# Set exercise:
Select each line where the word "with" appears.

# Exercise data:

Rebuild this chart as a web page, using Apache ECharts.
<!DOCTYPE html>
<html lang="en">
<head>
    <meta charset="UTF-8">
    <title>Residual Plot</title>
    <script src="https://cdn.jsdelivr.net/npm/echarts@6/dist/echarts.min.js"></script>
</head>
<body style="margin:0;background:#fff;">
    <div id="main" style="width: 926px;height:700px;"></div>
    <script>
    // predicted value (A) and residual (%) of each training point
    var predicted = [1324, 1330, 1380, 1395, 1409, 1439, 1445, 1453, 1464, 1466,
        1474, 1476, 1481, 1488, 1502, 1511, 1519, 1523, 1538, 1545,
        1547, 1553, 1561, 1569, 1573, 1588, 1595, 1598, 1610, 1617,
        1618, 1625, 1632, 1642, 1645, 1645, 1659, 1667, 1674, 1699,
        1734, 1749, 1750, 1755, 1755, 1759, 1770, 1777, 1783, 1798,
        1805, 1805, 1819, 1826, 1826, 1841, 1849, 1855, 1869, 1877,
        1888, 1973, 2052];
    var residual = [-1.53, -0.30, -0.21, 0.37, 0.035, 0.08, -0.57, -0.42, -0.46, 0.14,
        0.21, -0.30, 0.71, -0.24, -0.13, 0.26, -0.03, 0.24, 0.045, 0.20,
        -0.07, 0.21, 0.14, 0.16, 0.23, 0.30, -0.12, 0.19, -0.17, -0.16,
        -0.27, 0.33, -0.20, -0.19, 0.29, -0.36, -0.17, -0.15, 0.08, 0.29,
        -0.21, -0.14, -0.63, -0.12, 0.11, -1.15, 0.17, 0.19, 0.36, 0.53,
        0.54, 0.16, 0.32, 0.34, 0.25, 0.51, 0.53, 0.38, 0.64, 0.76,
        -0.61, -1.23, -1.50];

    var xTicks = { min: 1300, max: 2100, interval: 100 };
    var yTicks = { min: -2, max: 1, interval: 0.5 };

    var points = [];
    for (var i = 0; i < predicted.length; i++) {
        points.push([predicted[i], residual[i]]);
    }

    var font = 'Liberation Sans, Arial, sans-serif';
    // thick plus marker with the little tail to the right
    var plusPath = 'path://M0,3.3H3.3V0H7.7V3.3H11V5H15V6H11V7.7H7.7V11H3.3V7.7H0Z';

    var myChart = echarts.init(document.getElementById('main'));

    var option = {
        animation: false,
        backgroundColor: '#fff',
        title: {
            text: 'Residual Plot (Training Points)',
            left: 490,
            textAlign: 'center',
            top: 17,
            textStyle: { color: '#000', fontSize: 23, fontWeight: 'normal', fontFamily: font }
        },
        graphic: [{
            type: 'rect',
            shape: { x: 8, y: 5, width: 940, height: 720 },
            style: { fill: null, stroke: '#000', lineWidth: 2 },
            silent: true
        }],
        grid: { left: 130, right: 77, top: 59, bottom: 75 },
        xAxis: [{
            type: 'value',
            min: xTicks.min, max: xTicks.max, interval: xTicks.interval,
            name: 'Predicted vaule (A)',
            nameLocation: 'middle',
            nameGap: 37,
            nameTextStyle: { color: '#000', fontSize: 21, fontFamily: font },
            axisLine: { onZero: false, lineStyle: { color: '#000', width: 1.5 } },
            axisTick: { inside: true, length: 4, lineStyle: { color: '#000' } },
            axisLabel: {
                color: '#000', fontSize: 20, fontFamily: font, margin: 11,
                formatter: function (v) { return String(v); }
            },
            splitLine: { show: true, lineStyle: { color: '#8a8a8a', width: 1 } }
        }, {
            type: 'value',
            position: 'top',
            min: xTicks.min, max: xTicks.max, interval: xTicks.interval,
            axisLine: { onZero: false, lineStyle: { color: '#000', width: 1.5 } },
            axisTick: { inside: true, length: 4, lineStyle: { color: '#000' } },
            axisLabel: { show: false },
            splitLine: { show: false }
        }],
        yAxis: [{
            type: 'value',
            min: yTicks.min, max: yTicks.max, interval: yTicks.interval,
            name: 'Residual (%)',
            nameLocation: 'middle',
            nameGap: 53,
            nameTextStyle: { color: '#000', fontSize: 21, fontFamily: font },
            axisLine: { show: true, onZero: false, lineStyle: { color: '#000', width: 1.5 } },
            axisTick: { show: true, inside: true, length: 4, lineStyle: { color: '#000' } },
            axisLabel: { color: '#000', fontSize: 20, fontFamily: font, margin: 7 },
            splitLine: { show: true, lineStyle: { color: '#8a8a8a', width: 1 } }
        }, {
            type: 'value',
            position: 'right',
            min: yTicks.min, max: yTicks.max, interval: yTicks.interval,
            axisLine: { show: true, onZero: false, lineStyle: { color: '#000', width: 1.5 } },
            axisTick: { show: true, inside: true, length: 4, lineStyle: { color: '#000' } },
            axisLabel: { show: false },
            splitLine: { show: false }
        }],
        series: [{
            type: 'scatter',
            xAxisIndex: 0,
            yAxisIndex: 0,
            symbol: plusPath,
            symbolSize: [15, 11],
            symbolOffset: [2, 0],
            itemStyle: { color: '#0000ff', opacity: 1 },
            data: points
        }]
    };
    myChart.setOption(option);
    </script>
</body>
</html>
---
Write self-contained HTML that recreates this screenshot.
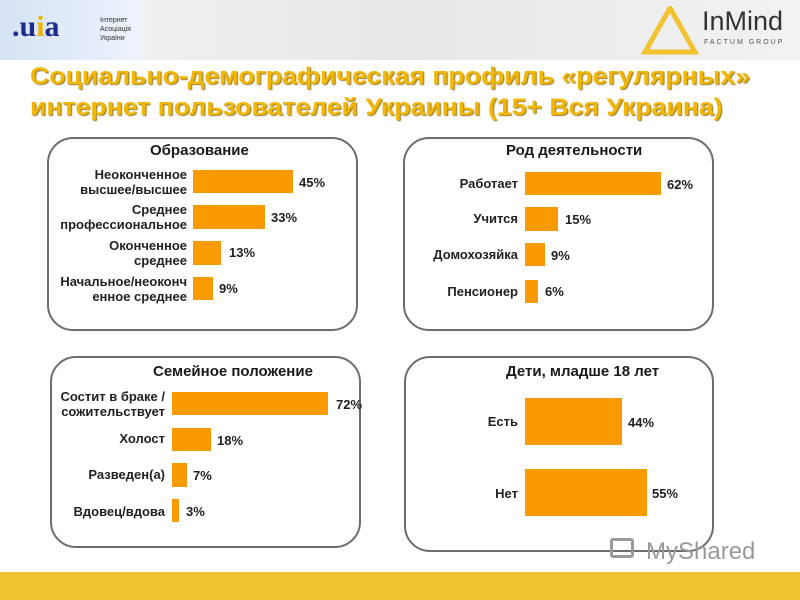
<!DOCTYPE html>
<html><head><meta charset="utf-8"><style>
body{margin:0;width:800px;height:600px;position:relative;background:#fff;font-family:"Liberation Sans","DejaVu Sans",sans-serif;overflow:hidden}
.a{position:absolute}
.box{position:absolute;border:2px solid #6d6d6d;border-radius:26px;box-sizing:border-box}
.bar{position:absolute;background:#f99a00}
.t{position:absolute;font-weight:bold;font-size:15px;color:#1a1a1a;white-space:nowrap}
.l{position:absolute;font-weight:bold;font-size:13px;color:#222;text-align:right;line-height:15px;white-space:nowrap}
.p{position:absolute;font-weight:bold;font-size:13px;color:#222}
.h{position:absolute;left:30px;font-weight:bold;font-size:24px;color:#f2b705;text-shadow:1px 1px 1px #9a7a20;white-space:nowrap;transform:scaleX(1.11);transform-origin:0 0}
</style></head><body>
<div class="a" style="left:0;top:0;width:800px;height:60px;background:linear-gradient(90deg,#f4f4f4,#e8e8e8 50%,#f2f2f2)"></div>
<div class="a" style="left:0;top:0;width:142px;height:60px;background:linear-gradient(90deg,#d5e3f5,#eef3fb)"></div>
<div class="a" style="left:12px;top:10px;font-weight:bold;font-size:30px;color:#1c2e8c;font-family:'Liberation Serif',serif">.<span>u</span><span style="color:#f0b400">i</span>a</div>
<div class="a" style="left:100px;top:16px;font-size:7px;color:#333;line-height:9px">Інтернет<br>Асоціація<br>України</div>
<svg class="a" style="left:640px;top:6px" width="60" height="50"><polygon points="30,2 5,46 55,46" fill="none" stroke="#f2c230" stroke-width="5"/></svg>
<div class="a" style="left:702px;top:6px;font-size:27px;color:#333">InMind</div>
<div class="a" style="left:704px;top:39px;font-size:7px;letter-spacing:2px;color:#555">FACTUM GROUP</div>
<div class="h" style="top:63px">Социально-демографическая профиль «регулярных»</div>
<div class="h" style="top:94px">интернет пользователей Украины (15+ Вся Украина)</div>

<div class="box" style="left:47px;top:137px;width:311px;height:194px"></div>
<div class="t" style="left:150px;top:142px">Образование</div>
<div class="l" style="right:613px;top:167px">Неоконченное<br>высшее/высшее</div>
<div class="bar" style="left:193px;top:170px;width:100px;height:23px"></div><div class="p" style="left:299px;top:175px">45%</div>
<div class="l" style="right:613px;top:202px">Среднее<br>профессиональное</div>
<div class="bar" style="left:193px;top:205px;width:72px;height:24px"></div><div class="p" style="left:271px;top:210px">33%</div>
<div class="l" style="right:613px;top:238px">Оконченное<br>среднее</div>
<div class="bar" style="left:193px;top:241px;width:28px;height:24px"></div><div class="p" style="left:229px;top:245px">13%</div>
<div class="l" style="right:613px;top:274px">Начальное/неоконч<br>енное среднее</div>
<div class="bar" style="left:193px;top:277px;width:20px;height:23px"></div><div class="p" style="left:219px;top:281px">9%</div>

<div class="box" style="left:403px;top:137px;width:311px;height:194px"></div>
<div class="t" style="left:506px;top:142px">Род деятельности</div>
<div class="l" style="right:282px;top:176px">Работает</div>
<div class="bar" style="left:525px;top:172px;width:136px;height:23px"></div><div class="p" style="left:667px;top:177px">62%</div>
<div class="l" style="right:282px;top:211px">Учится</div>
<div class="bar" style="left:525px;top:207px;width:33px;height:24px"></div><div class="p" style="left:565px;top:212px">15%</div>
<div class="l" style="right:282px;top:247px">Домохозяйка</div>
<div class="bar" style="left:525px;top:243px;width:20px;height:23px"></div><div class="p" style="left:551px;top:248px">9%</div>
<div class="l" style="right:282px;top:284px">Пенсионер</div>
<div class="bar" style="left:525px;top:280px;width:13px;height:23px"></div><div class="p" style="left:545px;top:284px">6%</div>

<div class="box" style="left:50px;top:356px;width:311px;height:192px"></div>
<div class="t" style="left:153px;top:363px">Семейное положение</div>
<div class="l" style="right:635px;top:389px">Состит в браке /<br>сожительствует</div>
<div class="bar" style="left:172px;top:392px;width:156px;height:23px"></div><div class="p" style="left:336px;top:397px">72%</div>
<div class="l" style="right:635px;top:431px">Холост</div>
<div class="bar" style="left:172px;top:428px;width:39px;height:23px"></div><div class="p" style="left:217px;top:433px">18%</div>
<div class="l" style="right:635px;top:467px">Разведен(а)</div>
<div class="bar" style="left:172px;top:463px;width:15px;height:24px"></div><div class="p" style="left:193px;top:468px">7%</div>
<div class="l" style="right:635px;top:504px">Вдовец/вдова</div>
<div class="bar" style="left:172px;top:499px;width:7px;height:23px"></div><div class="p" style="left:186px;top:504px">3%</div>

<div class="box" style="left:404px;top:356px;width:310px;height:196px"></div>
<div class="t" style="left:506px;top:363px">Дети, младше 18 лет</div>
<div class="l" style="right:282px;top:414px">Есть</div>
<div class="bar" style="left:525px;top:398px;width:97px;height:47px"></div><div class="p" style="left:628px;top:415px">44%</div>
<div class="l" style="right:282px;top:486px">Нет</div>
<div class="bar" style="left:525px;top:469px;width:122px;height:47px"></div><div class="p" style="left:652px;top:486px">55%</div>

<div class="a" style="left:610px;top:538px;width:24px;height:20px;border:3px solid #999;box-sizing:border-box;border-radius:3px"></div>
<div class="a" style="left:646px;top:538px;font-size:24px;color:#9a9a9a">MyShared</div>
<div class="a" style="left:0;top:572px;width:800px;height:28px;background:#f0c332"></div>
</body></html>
---
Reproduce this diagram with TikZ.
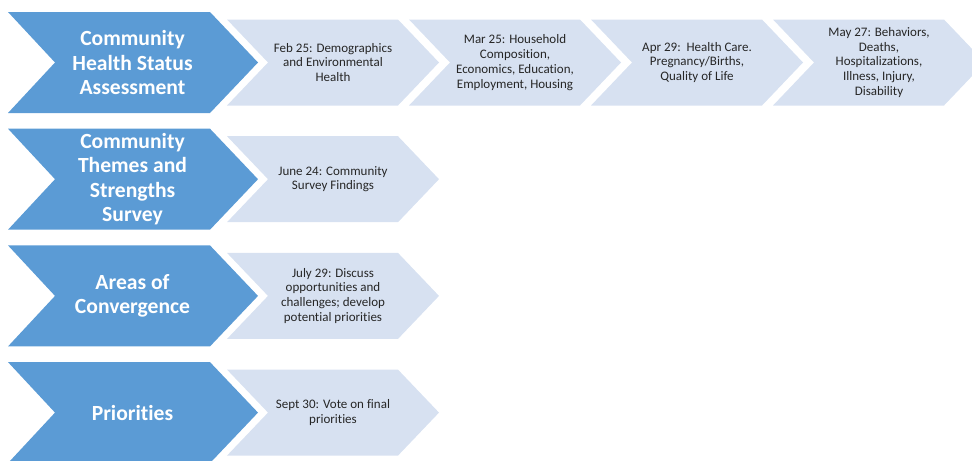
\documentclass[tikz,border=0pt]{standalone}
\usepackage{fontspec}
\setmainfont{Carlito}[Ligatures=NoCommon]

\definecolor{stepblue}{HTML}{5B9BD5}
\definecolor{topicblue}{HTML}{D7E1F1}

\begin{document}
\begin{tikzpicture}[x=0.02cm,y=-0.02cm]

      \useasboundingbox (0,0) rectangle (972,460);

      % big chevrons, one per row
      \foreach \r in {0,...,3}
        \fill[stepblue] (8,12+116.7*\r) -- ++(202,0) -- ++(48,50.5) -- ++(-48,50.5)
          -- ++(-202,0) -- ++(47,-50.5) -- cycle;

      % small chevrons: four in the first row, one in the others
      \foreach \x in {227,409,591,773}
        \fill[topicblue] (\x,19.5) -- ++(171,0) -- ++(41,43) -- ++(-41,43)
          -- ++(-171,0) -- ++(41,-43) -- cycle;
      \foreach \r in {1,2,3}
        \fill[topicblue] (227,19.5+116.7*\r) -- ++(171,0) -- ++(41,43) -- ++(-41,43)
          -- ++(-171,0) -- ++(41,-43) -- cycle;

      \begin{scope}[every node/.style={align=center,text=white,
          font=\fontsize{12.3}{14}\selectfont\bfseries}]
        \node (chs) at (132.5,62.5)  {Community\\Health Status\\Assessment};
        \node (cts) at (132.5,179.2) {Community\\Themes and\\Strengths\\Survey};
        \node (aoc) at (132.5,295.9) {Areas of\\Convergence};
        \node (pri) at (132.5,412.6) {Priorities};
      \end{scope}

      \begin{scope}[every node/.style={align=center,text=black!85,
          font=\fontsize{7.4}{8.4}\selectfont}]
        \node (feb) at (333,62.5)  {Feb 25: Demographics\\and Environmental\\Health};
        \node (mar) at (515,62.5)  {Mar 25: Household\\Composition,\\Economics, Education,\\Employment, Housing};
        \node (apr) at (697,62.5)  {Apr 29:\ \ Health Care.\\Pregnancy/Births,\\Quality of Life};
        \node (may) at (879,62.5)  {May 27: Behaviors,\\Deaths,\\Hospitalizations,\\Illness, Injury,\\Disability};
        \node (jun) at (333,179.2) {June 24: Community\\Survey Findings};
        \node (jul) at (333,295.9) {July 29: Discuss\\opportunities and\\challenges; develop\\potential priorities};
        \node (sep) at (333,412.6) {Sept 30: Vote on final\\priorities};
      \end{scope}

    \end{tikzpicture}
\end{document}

# Complete response:
    // thick plus marker with the little tail to the right
Reproduce this diagram with TikZ.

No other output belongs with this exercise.